→ **PROMPT**
Repeat every line of the listing below exactly, minus the pictures.

→ **AVAILABLE DATA**
===

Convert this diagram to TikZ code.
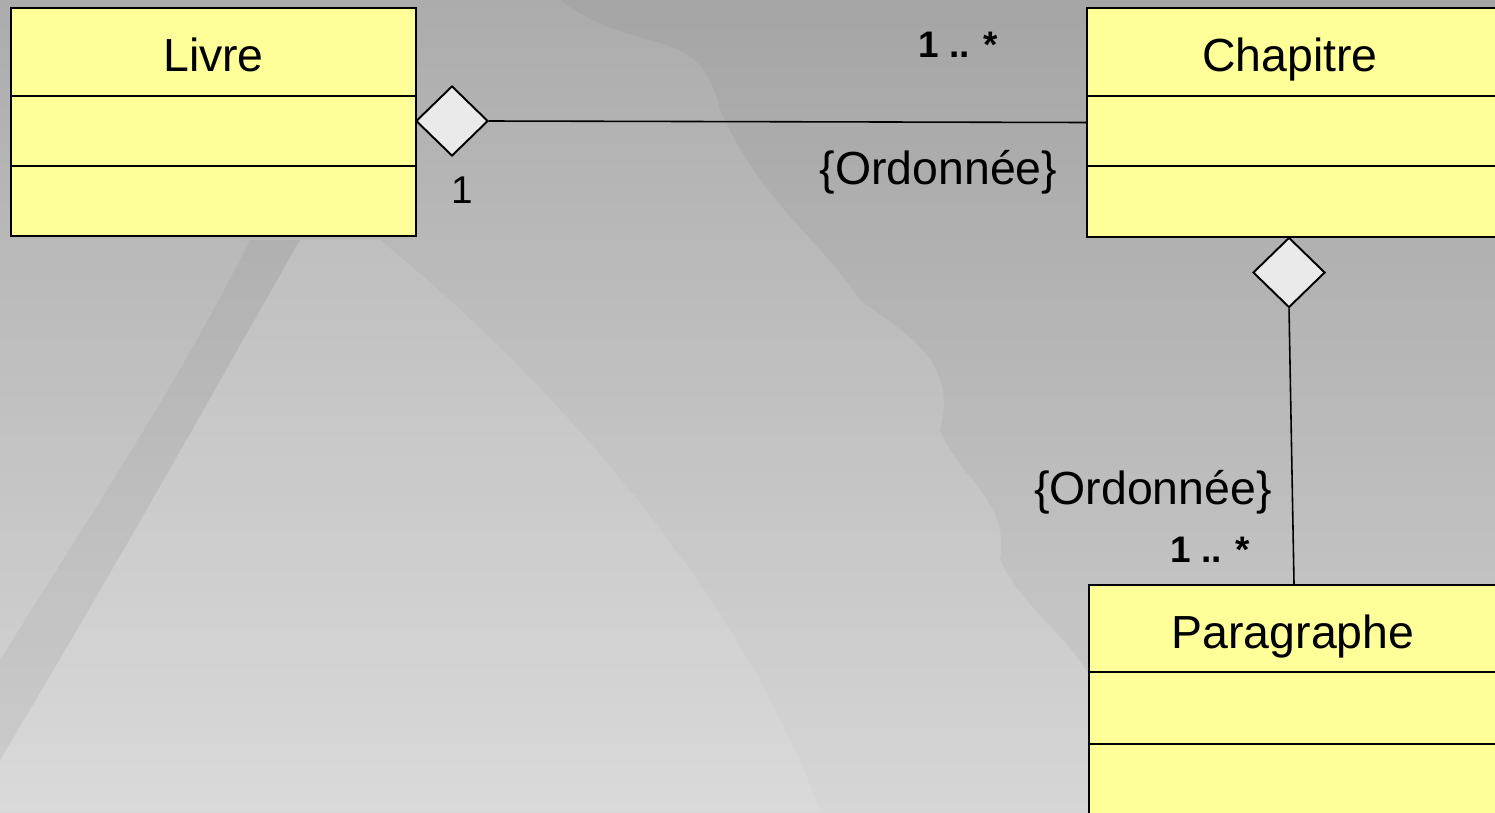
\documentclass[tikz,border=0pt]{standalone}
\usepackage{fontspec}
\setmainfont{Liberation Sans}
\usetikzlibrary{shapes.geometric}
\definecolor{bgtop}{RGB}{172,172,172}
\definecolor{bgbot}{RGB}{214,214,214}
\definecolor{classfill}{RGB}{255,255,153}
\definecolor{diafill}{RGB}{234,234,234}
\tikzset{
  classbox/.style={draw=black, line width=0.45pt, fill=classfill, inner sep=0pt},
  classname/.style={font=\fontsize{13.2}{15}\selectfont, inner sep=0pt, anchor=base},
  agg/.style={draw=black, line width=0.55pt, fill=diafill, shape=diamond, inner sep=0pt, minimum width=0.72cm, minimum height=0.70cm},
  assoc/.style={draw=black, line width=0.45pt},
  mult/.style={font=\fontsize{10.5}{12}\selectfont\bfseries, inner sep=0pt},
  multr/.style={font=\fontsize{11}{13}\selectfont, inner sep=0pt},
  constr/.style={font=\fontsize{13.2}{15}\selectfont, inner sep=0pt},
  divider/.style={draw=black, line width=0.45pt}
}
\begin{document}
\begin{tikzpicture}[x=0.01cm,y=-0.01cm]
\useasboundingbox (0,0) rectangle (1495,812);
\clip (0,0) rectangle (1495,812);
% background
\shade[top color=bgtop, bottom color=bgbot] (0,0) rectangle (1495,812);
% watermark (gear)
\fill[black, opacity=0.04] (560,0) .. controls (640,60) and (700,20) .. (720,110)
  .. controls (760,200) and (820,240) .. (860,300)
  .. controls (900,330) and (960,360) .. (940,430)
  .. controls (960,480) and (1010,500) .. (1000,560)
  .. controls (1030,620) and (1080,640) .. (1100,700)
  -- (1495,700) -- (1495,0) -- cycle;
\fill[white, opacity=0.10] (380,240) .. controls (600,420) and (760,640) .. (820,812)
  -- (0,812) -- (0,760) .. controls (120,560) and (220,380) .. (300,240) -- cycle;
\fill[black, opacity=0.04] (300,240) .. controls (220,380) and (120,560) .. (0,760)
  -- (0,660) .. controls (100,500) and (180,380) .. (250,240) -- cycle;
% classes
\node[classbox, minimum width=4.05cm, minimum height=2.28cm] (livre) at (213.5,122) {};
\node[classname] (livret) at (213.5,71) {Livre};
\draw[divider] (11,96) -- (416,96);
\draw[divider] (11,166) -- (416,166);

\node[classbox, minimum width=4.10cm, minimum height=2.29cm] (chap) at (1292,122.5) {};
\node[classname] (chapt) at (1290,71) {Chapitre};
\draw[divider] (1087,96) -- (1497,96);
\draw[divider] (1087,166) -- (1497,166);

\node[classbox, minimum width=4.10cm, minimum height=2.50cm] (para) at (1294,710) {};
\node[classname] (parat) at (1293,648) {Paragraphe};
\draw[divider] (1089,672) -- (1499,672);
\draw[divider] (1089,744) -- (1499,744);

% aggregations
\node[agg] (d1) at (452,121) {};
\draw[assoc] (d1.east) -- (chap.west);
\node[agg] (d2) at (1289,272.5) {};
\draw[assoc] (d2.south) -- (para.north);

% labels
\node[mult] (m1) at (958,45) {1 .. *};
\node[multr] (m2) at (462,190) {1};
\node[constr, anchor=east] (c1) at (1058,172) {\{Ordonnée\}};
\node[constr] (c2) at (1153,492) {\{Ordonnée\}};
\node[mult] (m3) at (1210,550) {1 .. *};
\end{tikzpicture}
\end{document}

===

→ **EXPECTED ANSWER**
Convert this diagram to TikZ code.
\documentclass[tikz,border=0pt]{standalone}
\usepackage{fontspec}
\setmainfont{Liberation Sans}
\usetikzlibrary{shapes.geometric}
\definecolor{bgtop}{RGB}{172,172,172}
\definecolor{bgbot}{RGB}{214,214,214}
\definecolor{classfill}{RGB}{255,255,153}
\definecolor{diafill}{RGB}{234,234,234}
\tikzset{
  classbox/.style={draw=black, line width=0.45pt, fill=classfill, inner sep=0pt},
  classname/.style={font=\fontsize{13.2}{15}\selectfont, inner sep=0pt, anchor=base},
  agg/.style={draw=black, line width=0.55pt, fill=diafill, shape=diamond, inner sep=0pt, minimum width=0.72cm, minimum height=0.70cm},
  assoc/.style={draw=black, line width=0.45pt},
  mult/.style={font=\fontsize{10.5}{12}\selectfont\bfseries, inner sep=0pt},
  multr/.style={font=\fontsize{11}{13}\selectfont, inner sep=0pt},
  constr/.style={font=\fontsize{13.2}{15}\selectfont, inner sep=0pt},
  divider/.style={draw=black, line width=0.45pt}
}
\begin{document}
\begin{tikzpicture}[x=0.01cm,y=-0.01cm]
\useasboundingbox (0,0) rectangle (1495,812);
\clip (0,0) rectangle (1495,812);
% background
\shade[top color=bgtop, bottom color=bgbot] (0,0) rectangle (1495,812);
% watermark (gear)
\fill[black, opacity=0.04] (560,0) .. controls (640,60) and (700,20) .. (720,110)
  .. controls (760,200) and (820,240) .. (860,300)
  .. controls (900,330) and (960,360) .. (940,430)
  .. controls (960,480) and (1010,500) .. (1000,560)
  .. controls (1030,620) and (1080,640) .. (1100,700)
  -- (1495,700) -- (1495,0) -- cycle;
\fill[white, opacity=0.10] (380,240) .. controls (600,420) and (760,640) .. (820,812)
  -- (0,812) -- (0,760) .. controls (120,560) and (220,380) .. (300,240) -- cycle;
\fill[black, opacity=0.04] (300,240) .. controls (220,380) and (120,560) .. (0,760)
  -- (0,660) .. controls (100,500) and (180,380) .. (250,240) -- cycle;
% classes
\node[classbox, minimum width=4.05cm, minimum height=2.28cm] (livre) at (213.5,122) {};
\node[classname] (livret) at (213.5,71) {Livre};
\draw[divider] (11,96) -- (416,96);
\draw[divider] (11,166) -- (416,166);

\node[classbox, minimum width=4.10cm, minimum height=2.29cm] (chap) at (1292,122.5) {};
\node[classname] (chapt) at (1290,71) {Chapitre};
\draw[divider] (1087,96) -- (1497,96);
\draw[divider] (1087,166) -- (1497,166);

\node[classbox, minimum width=4.10cm, minimum height=2.50cm] (para) at (1294,710) {};
\node[classname] (parat) at (1293,648) {Paragraphe};
\draw[divider] (1089,672) -- (1499,672);
\draw[divider] (1089,744) -- (1499,744);

% aggregations
\node[agg] (d1) at (452,121) {};
\draw[assoc] (d1.east) -- (chap.west);
\node[agg] (d2) at (1289,272.5) {};
\draw[assoc] (d2.south) -- (para.north);

% labels
\node[mult] (m1) at (958,45) {1 .. *};
\node[multr] (m2) at (462,190) {1};
\node[constr, anchor=east] (c1) at (1058,172) {\{Ordonnée\}};
\node[constr] (c2) at (1153,492) {\{Ordonnée\}};
\node[mult] (m3) at (1210,550) {1 .. *};
\end{tikzpicture}
\end{document}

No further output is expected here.